Supplied data.
════════════════

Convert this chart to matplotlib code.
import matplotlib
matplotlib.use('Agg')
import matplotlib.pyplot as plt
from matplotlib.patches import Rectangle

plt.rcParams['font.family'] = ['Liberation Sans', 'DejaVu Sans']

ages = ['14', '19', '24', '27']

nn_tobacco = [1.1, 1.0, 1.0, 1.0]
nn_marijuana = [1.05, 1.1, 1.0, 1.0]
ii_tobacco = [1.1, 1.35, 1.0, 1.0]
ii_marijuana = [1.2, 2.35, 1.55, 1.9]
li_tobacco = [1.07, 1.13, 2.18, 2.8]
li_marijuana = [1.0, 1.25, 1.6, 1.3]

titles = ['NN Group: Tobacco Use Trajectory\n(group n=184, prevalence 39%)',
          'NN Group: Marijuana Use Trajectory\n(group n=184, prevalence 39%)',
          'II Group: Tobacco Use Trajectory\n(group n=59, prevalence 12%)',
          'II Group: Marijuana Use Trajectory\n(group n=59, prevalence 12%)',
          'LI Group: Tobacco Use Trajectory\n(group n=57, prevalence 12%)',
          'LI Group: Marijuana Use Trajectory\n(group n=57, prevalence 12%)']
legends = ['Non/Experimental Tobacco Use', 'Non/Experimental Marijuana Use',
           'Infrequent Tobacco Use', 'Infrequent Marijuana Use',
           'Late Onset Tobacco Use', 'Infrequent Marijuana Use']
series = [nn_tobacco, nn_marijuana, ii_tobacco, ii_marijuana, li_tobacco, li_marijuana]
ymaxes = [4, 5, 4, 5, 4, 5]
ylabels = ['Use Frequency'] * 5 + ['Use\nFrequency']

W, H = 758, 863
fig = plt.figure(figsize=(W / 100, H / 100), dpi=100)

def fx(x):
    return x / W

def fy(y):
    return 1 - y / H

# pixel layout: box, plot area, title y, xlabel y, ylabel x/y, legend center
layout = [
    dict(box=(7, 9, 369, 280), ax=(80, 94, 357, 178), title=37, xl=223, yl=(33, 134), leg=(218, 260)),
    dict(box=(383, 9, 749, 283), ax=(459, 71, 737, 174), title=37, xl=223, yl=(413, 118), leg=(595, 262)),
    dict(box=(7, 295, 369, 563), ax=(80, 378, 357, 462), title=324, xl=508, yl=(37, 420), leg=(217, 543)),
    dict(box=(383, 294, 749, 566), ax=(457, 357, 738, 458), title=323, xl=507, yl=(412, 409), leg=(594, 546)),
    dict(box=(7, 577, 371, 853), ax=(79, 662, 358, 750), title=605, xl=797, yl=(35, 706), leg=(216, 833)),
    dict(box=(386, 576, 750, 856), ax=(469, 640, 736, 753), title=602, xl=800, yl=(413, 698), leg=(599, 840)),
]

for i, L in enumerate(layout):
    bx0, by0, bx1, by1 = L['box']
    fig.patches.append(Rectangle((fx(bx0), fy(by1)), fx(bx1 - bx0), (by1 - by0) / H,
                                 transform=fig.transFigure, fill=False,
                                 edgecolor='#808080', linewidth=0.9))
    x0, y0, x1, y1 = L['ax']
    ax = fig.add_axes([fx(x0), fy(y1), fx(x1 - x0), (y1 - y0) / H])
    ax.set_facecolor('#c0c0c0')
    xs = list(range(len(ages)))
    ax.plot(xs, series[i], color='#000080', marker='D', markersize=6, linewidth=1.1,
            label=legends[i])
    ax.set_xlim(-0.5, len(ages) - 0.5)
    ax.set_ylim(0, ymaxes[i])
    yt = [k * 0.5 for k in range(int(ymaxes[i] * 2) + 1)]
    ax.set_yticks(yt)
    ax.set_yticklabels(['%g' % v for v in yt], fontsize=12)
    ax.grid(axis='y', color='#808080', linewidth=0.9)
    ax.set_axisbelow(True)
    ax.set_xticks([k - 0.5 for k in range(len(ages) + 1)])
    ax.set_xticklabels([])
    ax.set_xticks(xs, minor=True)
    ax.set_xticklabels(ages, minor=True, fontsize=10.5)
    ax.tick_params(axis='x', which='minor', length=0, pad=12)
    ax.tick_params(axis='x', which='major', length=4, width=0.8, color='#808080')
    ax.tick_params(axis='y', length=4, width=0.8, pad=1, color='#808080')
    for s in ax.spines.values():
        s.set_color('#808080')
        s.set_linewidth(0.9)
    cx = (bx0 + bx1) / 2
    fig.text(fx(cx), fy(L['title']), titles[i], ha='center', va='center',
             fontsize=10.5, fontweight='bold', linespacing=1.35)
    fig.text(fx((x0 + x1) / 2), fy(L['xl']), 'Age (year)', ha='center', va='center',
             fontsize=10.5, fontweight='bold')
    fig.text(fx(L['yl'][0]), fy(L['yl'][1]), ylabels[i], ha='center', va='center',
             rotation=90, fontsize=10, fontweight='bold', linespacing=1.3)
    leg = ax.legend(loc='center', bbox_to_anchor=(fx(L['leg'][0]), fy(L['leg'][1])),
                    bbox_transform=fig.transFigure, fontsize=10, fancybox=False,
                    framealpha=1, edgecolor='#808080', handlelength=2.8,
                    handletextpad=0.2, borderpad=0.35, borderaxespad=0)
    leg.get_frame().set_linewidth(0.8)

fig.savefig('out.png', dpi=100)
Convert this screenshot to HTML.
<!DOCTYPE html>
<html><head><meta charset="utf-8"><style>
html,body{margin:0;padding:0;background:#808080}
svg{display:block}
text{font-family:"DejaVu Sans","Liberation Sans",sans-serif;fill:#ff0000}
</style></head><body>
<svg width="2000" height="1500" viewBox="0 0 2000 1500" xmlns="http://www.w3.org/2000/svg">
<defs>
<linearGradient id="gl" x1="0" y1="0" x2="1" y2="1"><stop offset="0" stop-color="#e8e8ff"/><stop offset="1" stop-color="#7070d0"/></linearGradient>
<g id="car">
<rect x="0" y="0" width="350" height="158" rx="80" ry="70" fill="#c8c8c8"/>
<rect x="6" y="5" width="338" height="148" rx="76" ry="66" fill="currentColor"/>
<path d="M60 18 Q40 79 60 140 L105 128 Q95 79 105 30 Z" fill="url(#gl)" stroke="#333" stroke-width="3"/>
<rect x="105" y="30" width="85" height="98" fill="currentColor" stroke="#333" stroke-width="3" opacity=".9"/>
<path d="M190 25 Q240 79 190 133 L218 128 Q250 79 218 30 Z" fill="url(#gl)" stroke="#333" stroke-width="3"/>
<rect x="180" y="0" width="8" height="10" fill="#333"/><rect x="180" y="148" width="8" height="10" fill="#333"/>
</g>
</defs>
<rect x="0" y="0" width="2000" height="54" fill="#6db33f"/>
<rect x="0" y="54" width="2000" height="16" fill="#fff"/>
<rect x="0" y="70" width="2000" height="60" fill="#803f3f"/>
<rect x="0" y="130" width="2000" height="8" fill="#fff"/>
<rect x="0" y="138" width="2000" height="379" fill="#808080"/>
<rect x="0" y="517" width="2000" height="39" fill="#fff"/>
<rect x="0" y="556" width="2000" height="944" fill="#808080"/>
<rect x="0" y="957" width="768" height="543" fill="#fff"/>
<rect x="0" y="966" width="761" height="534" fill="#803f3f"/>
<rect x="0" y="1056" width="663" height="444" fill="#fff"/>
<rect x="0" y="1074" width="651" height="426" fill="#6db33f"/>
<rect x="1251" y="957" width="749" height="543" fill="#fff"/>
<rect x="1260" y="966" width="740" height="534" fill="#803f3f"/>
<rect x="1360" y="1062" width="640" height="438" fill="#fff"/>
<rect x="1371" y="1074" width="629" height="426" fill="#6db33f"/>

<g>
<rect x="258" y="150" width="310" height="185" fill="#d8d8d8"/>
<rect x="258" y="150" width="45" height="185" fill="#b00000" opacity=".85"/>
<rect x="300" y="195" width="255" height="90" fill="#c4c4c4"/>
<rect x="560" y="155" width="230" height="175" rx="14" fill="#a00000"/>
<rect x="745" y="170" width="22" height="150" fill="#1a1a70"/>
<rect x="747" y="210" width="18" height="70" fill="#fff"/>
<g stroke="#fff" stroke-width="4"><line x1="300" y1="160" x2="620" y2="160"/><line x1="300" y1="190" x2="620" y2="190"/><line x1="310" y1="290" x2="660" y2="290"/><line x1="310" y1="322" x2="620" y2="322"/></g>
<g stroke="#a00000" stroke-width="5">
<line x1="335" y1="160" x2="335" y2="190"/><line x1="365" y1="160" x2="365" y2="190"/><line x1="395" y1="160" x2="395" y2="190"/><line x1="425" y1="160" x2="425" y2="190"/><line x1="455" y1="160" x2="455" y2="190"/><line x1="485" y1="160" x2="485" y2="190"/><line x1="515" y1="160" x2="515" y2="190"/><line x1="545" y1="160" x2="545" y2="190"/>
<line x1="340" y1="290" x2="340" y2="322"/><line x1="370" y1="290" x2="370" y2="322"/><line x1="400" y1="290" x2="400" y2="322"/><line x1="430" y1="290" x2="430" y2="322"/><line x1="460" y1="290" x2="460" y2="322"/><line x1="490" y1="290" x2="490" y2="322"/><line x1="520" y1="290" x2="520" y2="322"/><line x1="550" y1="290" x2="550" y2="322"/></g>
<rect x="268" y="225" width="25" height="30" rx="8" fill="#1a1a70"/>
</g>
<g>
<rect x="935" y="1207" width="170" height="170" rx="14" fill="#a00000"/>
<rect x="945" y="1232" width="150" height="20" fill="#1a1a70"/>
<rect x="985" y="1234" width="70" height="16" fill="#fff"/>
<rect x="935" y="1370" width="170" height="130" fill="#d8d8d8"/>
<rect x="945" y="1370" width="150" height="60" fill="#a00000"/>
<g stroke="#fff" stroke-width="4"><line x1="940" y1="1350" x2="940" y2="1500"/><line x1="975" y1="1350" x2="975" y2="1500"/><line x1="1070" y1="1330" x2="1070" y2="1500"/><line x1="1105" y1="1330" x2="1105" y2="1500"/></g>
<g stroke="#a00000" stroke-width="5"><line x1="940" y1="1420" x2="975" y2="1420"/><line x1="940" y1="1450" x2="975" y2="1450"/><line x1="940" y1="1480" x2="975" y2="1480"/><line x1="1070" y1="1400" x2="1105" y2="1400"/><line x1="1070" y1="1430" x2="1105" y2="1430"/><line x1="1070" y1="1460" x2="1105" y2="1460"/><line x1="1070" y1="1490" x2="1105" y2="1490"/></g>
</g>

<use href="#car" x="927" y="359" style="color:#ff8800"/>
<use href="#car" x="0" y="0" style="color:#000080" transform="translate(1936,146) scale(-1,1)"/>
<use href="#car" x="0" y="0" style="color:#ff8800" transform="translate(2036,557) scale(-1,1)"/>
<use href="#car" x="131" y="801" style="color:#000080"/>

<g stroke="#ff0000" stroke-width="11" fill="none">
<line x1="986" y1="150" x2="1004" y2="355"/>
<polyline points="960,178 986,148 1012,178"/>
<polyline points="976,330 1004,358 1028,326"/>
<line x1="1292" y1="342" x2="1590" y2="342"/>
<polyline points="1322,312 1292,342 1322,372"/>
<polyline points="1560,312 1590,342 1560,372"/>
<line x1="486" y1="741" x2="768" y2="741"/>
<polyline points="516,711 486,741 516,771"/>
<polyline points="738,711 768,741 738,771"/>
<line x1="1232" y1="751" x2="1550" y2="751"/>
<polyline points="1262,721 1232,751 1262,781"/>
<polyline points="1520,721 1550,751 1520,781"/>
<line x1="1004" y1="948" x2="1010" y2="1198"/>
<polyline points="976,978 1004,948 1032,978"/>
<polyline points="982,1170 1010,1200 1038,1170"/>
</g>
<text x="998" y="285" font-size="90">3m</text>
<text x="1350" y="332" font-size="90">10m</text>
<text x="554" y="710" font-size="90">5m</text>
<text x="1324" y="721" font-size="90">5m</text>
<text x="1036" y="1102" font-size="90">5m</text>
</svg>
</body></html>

════════════════

Written request. Copy each line that holds the word "this".

Task solution.
Convert this chart to matplotlib code.
Convert this screenshot to HTML.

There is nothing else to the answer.